Le reazioni su Facebook

E si va avanti così. “A sentire i racconti delle donne che vanno a partorire sembra peggiorare la situazione invece che migliorare. Confermo anch’io”, interviene Daiana. “Una donna che partorisce un figlio non é una persona ricoverata per altro. Parliamo di diade che non deve essere divisa solo perche manca il referto del tampone. Vogliamo poi parlare anche dei padri traumatizzati Michele Emiliano?”, continua, citando poi le raccomandazioni dell’Istituto Superiore di Sanità, secondo le quali “le donne hanno il diritto di essere accompagnate dal padre o una persona di fiducia” e “ i neonati non vanno separati dalle madri nelle prime ore soprattutto”, raccomandazioni emanate peraltro con riferimento “a donne positive a Covid”, conclude.

La mancanza di personale

“Ci piacerebbe leggere che la nostra Regione Puglia promuove la cultura della buona nascita, oltre a quella cinematografica o alla tutela ambientale”,  auspica quindi Esterina Marino, anche lei parte dell’associazione RiNascere al Naturale, della quale è vicepresidente. “Ci piacerebbe leggere belle testimonianze delle eccellenze della sanità pugliese nei reparti maternità, oltre, ad esempio, a quelle del Centro Antiveleni. Ma purtroppo, ad oggi, non è così”, continua. “Le donne ci raccontano di padri che non possono sostenerle durante il travaglio,  non possono entrare in sala parto, non possono stare in ospedale con loro più di 1 ora al giorno. E se da un lato c’è l’intenzione legittima di tutelare donna, neonato e operatori tutti, dall’altro non capiamo come mai non ci sia stato un potenziamento degli operatori nei reparti maternità, per compensare la mancanza di una persona di supporto. Non capiamo come mai le donne, a poche ore dal parto, vengano “sgridate” quando si alzano in autonomia per prendere dell’acqua alle macchinette, solo perché hanno sete e non c’è nessuno a cui chiederla. O del perché vengano lasciate senza mangiare quando il travaglio si prolunga oltre l’orario previsto per i pasti (sappiamo quanto i neonati, da buoni mammiferi, adorino nascere soprattutto nel silenzio della notte e quanto presto si mangi negli ospedali!)”, conclude.

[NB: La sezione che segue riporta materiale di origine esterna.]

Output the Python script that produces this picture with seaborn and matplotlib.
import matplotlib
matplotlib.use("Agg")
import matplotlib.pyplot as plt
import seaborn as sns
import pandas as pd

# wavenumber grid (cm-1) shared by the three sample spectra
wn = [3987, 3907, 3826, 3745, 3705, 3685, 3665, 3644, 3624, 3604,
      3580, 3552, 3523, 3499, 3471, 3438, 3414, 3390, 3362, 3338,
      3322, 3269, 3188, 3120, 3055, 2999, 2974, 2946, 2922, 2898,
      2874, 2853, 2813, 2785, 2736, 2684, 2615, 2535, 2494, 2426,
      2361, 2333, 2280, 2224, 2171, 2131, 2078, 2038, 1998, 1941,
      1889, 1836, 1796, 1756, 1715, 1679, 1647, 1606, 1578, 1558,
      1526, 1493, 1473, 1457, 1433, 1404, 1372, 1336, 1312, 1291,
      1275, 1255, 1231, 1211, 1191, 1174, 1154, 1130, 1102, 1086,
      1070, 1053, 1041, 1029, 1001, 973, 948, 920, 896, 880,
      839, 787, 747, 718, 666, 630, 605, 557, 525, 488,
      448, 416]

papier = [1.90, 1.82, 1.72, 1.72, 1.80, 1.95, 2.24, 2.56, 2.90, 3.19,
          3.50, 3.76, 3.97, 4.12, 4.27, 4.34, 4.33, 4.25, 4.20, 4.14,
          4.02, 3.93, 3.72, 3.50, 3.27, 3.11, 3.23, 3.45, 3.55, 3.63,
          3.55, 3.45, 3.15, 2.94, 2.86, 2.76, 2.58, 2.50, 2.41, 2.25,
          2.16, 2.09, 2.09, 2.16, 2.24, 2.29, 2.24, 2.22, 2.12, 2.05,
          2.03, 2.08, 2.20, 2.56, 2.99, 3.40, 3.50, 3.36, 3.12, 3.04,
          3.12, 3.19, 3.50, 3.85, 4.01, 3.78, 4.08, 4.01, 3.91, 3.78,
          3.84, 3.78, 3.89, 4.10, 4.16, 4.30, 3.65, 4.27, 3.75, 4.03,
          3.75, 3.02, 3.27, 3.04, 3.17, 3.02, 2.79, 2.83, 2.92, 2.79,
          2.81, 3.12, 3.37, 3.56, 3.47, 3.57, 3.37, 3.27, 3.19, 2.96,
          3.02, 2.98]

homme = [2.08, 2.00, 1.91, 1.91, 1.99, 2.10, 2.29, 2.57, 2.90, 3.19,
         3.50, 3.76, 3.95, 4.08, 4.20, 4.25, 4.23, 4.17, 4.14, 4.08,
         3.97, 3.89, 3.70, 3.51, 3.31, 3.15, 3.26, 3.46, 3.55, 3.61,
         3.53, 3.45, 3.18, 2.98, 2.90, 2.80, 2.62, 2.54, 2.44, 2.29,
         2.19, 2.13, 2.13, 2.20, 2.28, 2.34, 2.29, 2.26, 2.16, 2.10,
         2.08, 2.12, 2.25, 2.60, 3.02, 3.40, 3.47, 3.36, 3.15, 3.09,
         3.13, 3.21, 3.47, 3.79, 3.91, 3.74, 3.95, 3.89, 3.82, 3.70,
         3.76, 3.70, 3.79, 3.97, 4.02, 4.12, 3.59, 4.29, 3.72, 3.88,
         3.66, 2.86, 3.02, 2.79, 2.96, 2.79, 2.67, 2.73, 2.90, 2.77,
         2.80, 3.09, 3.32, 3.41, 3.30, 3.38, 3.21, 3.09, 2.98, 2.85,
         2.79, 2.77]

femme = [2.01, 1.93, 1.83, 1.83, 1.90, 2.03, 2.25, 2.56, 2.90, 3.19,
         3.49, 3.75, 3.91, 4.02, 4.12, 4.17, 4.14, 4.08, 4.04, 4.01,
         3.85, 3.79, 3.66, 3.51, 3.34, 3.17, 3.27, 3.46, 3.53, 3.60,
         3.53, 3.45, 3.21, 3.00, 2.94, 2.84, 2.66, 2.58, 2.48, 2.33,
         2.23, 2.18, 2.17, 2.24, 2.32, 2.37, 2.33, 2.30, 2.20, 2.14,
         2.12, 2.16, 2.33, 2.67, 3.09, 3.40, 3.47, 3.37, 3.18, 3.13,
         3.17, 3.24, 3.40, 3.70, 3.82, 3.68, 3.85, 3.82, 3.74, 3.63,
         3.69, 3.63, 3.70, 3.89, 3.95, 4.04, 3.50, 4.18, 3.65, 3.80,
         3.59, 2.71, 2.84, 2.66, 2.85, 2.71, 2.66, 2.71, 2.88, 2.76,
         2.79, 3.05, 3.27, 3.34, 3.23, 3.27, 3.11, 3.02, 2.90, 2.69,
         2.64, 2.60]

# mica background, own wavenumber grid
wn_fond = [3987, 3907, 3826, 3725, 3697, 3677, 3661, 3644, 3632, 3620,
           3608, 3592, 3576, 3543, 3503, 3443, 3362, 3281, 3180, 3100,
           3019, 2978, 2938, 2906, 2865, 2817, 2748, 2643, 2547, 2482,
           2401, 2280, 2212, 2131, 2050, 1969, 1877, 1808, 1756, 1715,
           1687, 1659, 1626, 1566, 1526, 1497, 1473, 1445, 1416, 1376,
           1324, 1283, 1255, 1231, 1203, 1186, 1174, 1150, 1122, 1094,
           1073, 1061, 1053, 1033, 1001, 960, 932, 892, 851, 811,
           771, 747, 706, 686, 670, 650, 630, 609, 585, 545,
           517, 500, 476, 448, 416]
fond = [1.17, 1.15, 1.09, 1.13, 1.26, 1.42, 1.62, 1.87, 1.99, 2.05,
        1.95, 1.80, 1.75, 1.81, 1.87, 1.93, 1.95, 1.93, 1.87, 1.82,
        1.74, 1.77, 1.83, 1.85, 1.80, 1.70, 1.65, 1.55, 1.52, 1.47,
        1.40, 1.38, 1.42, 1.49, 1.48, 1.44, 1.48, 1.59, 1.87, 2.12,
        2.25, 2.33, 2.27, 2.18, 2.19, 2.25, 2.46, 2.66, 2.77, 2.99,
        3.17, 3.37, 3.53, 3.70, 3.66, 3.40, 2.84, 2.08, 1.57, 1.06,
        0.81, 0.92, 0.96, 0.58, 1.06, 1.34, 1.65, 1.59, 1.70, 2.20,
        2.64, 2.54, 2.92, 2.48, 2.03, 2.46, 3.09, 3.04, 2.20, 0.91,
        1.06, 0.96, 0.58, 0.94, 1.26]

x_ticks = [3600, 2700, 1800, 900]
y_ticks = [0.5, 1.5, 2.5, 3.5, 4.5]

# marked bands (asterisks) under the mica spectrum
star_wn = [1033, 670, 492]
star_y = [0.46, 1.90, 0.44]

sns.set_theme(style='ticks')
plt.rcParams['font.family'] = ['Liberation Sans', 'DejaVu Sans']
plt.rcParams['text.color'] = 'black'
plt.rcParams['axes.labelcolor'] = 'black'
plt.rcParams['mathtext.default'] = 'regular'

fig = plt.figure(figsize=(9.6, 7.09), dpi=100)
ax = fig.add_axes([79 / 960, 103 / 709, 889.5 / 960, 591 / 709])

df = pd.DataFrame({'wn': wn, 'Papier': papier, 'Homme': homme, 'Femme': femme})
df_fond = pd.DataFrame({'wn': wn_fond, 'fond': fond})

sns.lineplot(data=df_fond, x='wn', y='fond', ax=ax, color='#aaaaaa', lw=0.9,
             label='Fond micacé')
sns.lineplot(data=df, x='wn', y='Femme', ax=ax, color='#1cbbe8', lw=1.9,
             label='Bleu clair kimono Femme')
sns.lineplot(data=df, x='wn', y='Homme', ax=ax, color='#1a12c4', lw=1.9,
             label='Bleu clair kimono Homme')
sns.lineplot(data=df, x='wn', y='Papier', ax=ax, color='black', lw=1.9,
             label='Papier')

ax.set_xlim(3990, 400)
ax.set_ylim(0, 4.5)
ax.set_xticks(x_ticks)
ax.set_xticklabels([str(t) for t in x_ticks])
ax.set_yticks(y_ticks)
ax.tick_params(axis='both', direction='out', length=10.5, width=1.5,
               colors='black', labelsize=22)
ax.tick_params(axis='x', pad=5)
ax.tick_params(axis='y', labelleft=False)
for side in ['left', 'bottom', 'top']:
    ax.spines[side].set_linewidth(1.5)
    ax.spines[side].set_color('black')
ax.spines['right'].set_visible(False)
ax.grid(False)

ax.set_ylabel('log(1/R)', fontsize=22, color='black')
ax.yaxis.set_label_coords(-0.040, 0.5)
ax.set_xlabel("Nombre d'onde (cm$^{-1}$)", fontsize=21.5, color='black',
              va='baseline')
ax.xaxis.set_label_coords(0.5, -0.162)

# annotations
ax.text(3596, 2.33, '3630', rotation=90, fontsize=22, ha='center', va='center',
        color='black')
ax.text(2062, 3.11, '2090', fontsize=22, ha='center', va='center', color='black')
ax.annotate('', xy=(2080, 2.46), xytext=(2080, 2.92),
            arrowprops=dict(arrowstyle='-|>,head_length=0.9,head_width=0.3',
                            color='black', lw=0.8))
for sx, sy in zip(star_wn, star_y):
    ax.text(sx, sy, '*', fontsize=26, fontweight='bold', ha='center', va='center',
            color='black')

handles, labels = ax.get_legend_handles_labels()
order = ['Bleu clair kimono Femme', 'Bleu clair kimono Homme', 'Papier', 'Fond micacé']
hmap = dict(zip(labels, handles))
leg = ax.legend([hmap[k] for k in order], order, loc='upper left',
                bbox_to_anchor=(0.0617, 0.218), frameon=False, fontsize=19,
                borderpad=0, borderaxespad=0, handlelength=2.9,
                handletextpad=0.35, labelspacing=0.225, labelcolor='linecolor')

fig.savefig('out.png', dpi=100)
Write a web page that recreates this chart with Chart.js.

La lettera aperta alle Asl

“Come rappresentanti di un’associazione che si batte per i diritti di donne e neonati”, Esterina e Denise si sono fatte portavoce di un gruppo di mamme leccesi prossime al parto, promuovendo una lettera aperta destinata ad Asl e ospedali nella quale esse pretendono “di venire informate e rassicurate sulle procedure assistenziali adottate“. La lettera porta oggi in calce le firme di future mamme, ma anche di mamme ormai lontane dal parto, professionisti, ostetriche, associazioni sparse sul territorio nazionale. “Continueremo a chiedere chiarezza ai primari dei reparti”, avvertono. Mentre dal governatore Emiliano attendono parole che pongano fine al caos di questi mesi, in quanto “rappresentante dei nuovi cittadini e delle loro madri”. Perché si sa, e noi ci crediamo davvero, “la mano che dondola la culla è la mano che regge il mondo”.